----- STORED DATA -----

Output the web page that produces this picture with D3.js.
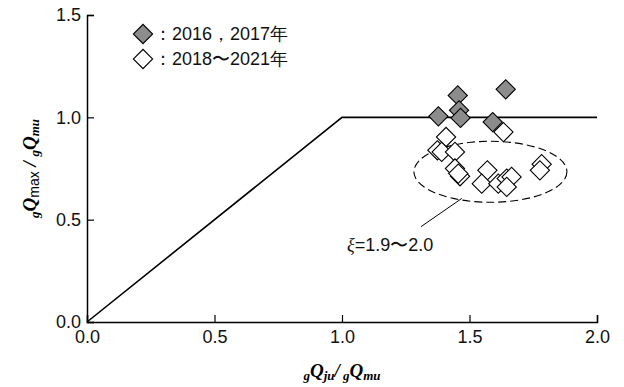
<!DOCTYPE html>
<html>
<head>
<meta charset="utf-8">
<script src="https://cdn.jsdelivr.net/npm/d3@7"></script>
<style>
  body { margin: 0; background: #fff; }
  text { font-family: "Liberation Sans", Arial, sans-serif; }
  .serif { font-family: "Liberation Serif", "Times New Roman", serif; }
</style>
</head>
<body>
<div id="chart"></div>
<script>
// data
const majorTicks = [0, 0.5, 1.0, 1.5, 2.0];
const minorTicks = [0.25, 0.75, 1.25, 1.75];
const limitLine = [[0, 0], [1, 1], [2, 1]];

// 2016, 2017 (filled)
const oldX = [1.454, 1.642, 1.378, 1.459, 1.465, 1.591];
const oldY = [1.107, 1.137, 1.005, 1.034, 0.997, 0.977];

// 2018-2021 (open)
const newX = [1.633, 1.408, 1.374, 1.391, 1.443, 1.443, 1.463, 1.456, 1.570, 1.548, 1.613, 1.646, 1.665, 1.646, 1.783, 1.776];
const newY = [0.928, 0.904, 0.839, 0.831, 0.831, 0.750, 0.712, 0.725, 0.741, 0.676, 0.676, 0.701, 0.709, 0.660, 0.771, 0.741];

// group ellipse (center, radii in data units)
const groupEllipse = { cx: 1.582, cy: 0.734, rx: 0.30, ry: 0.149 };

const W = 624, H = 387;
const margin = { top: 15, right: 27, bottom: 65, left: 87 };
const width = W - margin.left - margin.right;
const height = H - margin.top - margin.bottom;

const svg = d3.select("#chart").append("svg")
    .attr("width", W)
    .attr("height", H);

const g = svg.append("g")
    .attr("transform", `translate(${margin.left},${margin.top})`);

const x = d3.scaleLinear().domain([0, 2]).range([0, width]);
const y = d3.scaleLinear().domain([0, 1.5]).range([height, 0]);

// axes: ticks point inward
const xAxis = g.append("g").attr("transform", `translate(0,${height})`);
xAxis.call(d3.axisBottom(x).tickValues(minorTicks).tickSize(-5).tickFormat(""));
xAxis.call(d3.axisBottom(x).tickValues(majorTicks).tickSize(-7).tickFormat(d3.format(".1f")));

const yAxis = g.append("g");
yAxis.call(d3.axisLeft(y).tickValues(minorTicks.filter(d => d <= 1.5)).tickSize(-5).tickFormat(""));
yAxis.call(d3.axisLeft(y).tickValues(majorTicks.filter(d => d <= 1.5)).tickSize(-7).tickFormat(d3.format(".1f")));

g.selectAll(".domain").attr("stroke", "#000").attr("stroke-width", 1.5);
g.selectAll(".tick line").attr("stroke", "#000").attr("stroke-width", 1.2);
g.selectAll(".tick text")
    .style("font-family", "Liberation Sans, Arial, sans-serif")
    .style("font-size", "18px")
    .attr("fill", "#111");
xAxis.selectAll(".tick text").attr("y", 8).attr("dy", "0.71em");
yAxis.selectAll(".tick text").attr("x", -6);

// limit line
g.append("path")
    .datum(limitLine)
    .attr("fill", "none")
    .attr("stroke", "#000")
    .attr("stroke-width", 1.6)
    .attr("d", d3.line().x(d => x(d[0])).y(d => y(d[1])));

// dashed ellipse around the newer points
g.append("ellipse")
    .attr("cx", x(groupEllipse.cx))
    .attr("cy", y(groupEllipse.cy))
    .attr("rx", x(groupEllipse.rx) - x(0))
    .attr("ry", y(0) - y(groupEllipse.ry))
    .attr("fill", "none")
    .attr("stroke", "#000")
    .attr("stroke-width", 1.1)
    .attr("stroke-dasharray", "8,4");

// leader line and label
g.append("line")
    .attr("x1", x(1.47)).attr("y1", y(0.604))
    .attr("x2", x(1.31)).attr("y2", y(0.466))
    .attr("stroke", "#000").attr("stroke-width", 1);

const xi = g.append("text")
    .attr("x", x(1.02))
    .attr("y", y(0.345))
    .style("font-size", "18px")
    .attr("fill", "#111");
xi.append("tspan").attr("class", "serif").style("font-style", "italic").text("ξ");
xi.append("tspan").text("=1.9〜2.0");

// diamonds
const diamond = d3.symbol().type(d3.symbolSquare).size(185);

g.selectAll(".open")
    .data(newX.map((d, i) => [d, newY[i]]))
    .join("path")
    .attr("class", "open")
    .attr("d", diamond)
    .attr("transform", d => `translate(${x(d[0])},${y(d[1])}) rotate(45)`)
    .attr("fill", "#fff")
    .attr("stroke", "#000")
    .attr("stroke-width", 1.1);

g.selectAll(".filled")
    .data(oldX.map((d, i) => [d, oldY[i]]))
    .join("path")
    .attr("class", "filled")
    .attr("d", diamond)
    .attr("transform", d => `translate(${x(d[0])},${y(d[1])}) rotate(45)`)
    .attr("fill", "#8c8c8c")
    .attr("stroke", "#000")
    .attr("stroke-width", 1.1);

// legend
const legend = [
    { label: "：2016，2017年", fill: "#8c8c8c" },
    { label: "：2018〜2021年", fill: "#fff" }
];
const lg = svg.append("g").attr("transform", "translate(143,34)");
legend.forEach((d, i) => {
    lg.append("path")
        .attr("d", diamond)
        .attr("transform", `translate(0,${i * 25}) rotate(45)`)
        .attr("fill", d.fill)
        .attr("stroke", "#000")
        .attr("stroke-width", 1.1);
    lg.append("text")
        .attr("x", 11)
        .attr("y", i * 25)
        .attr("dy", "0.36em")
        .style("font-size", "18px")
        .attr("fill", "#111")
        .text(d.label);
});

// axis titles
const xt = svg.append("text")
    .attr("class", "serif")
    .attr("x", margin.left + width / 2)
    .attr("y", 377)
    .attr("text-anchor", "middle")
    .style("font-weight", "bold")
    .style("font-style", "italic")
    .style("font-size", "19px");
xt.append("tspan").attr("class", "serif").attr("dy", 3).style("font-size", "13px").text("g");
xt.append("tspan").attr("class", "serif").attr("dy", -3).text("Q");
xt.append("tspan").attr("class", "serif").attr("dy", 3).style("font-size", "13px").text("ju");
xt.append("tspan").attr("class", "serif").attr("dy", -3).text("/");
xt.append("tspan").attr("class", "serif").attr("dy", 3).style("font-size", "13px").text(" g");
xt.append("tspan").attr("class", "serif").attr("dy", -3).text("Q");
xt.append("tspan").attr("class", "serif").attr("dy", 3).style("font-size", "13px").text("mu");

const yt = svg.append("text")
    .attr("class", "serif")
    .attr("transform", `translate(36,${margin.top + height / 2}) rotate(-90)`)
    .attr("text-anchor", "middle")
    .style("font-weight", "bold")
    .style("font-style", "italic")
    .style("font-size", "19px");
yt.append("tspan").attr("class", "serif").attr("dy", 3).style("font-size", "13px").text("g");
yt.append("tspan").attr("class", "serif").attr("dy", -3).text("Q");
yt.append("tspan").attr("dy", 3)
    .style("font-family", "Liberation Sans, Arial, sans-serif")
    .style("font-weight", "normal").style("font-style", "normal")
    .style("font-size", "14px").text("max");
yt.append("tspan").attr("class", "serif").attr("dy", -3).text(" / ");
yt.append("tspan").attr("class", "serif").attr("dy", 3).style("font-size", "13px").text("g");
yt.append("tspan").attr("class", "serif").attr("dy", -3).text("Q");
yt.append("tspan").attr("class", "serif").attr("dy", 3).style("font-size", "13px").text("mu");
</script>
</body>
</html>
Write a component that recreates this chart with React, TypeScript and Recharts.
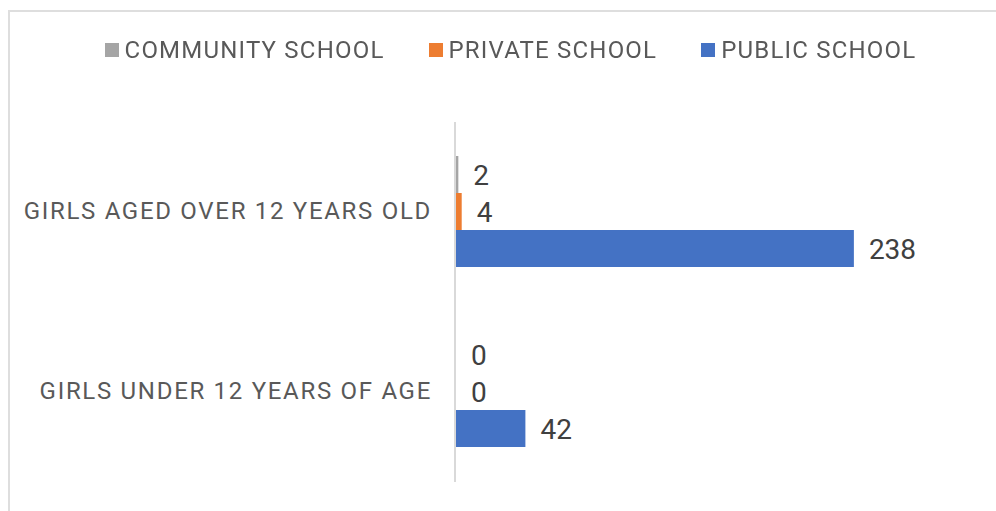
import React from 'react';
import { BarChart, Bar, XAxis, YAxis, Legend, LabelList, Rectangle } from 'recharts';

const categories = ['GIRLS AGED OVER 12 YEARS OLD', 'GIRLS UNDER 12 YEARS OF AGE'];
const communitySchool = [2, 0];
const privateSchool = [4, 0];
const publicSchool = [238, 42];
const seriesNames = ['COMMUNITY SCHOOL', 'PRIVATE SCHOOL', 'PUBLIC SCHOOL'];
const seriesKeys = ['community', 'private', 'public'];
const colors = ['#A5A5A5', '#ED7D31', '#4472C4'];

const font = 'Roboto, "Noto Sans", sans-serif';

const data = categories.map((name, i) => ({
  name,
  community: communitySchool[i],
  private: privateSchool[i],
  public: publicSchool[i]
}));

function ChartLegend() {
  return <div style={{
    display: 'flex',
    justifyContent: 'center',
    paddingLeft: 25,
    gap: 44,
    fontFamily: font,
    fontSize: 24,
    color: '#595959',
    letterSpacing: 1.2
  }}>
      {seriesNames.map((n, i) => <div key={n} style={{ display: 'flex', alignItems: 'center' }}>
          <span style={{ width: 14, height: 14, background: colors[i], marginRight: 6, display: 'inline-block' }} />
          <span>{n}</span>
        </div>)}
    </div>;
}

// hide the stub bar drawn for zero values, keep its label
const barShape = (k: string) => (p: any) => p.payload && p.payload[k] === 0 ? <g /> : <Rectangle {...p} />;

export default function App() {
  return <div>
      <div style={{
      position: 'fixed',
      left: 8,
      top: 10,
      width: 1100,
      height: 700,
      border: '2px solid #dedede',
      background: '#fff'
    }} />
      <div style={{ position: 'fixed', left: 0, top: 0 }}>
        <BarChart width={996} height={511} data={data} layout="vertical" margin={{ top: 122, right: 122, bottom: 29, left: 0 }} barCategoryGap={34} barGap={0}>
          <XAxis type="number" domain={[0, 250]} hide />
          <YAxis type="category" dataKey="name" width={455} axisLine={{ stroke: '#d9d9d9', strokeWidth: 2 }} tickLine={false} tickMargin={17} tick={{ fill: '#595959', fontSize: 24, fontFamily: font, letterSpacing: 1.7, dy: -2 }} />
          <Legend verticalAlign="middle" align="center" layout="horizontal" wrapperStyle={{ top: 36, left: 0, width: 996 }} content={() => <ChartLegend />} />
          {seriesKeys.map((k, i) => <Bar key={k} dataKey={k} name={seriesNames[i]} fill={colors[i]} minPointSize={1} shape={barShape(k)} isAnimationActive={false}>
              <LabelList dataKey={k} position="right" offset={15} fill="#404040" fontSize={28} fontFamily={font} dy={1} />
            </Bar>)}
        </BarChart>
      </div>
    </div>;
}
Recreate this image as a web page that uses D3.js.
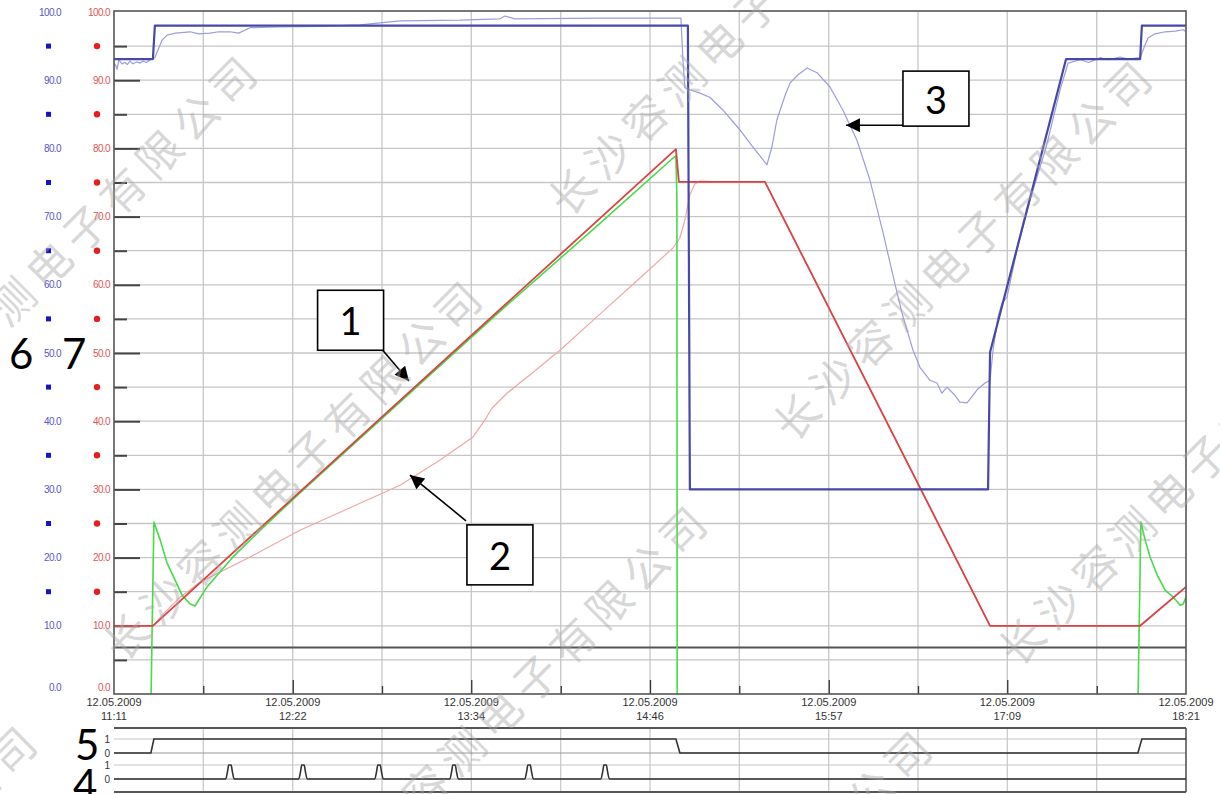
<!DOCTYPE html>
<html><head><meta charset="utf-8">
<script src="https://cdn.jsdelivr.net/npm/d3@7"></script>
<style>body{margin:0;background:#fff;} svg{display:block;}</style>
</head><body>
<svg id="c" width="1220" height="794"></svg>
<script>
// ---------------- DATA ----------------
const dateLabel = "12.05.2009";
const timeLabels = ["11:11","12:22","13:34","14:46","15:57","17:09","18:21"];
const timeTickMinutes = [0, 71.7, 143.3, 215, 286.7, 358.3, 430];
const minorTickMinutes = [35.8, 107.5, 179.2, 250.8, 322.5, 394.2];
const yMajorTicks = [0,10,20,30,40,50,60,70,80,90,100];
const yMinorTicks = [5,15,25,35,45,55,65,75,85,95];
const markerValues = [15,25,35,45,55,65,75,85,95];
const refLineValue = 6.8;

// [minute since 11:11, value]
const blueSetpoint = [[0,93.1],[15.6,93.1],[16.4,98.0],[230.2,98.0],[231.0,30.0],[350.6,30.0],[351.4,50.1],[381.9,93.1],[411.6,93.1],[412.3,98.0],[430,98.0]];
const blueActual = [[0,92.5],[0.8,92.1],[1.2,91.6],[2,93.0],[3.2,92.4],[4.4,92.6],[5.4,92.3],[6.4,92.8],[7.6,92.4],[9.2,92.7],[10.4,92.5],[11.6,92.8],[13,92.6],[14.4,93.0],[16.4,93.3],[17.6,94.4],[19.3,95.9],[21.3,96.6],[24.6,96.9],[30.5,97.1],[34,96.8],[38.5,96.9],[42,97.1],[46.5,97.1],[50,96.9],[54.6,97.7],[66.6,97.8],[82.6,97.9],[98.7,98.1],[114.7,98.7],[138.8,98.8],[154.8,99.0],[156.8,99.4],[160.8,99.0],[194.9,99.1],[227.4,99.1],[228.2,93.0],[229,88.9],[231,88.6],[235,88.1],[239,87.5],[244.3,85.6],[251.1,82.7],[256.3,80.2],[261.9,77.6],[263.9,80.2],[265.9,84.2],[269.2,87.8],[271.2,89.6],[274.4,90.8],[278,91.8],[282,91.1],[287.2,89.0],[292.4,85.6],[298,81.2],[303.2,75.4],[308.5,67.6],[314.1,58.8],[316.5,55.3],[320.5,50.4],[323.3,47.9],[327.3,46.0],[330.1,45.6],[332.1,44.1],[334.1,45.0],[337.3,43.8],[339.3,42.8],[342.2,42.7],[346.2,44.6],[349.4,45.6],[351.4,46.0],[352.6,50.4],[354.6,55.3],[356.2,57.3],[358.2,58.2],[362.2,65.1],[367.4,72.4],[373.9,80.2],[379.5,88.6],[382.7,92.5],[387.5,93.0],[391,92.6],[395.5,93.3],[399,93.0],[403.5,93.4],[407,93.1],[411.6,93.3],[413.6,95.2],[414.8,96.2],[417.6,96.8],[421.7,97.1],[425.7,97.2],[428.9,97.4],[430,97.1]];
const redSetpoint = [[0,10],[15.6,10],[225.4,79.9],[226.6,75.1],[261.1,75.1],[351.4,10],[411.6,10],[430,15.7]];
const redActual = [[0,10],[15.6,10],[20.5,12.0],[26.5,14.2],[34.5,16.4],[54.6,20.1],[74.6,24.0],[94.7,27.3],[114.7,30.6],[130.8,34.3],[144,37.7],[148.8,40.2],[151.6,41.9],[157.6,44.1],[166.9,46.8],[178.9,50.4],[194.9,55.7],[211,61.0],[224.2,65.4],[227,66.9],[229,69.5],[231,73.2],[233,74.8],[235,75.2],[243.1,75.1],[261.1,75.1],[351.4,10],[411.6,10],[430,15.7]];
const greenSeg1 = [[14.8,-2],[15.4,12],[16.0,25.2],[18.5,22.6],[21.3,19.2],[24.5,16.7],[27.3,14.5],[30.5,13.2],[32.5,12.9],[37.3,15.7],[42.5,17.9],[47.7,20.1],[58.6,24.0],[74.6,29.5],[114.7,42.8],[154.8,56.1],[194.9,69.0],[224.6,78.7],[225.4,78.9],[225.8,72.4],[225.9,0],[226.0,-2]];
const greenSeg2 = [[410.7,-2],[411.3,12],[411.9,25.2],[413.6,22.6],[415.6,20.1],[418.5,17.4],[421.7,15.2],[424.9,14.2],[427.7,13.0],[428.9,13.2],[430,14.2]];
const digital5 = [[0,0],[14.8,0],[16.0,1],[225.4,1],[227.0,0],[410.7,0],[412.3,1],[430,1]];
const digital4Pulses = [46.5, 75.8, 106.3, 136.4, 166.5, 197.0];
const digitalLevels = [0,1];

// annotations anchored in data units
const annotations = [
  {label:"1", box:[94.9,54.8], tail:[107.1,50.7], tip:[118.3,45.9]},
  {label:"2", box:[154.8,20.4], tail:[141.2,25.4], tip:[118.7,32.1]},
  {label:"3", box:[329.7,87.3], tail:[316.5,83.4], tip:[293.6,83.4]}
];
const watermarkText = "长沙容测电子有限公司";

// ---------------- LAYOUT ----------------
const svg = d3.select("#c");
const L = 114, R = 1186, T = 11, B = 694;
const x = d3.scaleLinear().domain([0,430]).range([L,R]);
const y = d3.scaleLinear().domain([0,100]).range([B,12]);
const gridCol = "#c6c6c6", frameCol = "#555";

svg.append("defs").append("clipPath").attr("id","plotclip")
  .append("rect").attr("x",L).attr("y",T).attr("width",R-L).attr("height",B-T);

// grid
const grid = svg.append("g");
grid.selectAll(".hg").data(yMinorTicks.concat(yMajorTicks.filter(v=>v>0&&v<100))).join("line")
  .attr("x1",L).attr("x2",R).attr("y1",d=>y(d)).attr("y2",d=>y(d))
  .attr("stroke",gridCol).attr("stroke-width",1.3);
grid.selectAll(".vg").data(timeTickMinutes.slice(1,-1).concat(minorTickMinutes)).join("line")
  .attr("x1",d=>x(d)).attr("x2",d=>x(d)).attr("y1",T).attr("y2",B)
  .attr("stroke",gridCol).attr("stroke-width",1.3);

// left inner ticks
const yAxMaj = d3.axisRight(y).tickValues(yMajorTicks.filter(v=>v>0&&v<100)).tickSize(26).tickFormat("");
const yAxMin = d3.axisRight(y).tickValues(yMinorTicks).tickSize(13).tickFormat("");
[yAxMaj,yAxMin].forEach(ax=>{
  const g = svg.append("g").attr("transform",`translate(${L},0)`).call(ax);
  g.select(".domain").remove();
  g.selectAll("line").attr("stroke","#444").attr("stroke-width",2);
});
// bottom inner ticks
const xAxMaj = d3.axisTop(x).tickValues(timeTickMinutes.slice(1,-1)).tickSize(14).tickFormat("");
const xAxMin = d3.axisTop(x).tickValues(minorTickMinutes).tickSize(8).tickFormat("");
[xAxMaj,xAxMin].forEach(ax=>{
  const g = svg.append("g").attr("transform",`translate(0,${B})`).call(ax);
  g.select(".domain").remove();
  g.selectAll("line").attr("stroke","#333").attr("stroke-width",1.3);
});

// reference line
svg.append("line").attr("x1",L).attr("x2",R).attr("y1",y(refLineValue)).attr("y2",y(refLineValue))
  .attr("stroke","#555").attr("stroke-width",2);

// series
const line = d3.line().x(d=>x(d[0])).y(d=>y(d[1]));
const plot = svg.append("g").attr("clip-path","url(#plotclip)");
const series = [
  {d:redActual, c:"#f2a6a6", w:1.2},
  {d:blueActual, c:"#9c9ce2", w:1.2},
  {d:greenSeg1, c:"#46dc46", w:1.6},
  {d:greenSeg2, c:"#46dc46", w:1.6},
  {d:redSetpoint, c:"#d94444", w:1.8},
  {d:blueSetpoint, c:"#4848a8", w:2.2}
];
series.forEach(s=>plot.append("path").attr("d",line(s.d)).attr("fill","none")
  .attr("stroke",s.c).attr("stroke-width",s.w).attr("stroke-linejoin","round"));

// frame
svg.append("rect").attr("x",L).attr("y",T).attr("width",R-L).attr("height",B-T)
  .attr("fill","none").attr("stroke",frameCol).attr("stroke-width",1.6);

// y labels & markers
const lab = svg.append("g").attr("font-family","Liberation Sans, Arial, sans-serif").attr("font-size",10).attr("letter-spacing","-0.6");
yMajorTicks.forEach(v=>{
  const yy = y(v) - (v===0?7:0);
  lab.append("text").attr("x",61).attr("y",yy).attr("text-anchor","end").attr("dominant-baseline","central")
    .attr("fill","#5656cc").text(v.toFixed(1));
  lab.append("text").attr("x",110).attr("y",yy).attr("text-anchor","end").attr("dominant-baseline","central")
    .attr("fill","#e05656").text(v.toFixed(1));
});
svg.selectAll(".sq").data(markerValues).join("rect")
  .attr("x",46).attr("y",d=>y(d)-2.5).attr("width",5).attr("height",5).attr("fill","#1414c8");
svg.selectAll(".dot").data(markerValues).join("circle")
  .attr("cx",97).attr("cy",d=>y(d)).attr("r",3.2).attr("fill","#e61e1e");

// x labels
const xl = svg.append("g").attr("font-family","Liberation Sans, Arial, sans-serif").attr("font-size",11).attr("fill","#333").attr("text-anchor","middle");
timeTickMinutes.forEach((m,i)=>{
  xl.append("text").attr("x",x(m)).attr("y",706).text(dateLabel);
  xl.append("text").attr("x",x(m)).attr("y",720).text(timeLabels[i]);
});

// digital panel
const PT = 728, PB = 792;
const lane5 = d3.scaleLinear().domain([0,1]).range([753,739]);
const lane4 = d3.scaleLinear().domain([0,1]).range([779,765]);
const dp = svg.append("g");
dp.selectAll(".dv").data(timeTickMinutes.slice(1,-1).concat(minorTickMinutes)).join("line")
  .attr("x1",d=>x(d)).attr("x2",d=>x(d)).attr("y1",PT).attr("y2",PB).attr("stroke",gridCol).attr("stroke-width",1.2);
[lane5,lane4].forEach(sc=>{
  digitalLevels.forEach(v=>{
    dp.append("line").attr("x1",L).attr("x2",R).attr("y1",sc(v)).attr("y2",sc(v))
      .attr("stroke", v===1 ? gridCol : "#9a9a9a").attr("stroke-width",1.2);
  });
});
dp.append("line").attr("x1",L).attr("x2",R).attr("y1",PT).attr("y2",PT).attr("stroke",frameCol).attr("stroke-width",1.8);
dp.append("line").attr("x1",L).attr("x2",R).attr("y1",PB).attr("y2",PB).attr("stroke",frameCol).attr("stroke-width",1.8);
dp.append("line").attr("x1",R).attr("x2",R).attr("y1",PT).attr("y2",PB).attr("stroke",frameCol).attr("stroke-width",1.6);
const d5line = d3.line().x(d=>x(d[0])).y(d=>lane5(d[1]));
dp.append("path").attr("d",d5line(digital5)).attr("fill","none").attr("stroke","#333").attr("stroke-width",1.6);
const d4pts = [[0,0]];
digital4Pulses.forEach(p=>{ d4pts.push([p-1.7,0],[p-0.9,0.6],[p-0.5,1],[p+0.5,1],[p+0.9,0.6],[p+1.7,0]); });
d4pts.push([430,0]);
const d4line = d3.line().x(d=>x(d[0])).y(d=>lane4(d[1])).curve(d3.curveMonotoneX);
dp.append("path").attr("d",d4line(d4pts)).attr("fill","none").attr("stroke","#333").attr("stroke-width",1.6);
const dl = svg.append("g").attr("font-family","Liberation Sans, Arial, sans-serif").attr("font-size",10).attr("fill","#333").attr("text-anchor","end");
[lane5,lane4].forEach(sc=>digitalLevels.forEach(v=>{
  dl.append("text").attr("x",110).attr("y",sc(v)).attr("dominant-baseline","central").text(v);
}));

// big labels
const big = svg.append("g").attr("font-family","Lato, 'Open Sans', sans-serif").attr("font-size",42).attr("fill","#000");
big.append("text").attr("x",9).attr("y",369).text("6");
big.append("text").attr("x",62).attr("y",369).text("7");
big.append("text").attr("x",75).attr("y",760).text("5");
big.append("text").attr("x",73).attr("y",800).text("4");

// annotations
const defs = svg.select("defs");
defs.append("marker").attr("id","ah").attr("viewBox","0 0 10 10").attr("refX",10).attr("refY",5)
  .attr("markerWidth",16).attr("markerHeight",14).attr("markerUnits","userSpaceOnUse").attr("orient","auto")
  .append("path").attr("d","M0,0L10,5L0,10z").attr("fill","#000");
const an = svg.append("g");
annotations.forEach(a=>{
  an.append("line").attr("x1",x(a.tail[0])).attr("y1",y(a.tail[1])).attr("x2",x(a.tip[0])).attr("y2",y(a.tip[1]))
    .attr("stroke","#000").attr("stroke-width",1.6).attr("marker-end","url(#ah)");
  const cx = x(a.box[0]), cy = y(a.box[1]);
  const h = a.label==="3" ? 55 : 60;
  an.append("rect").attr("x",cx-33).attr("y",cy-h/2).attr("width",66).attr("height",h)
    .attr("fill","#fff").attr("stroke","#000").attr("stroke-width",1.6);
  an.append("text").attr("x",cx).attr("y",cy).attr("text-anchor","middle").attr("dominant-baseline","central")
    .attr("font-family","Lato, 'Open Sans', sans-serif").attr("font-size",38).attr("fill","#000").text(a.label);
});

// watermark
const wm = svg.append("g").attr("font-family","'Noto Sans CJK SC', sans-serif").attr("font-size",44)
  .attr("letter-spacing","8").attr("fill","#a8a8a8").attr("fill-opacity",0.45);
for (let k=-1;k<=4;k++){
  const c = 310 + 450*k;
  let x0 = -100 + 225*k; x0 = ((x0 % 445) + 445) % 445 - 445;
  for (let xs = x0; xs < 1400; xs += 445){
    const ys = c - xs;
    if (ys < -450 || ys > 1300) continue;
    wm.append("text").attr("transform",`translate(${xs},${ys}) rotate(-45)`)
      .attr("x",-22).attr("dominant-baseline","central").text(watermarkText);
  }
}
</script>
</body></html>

-----

Set down the lines running from the one with "Write a component" through the one with "const barShape = (k: string)", both ends kept, exactly and with no pictures.

OUTPUT OF THE EXERCISE:
Write a component that recreates this chart with React, TypeScript and Recharts.
import React from 'react';
import { BarChart, Bar, XAxis, YAxis, Legend, LabelList, Rectangle } from 'recharts';

const categories = ['GIRLS AGED OVER 12 YEARS OLD', 'GIRLS UNDER 12 YEARS OF AGE'];
const communitySchool = [2, 0];
const privateSchool = [4, 0];
const publicSchool = [238, 42];
const seriesNames = ['COMMUNITY SCHOOL', 'PRIVATE SCHOOL', 'PUBLIC SCHOOL'];
const seriesKeys = ['community', 'private', 'public'];
const colors = ['#A5A5A5', '#ED7D31', '#4472C4'];

const font = 'Roboto, "Noto Sans", sans-serif';

const data = categories.map((name, i) => ({
  name,
  community: communitySchool[i],
  private: privateSchool[i],
  public: publicSchool[i]
}));

function ChartLegend() {
  return <div style={{
    display: 'flex',
    justifyContent: 'center',
    paddingLeft: 25,
    gap: 44,
    fontFamily: font,
    fontSize: 24,
    color: '#595959',
    letterSpacing: 1.2
  }}>
      {seriesNames.map((n, i) => <div key={n} style={{ display: 'flex', alignItems: 'center' }}>
          <span style={{ width: 14, height: 14, background: colors[i], marginRight: 6, display: 'inline-block' }} />
          <span>{n}</span>
        </div>)}
    </div>;
}

// hide the stub bar drawn for zero values, keep its label
const barShape = (k: string) => (p: any) => p.payload && p.payload[k] === 0 ? <g /> : <Rectangle {...p} />;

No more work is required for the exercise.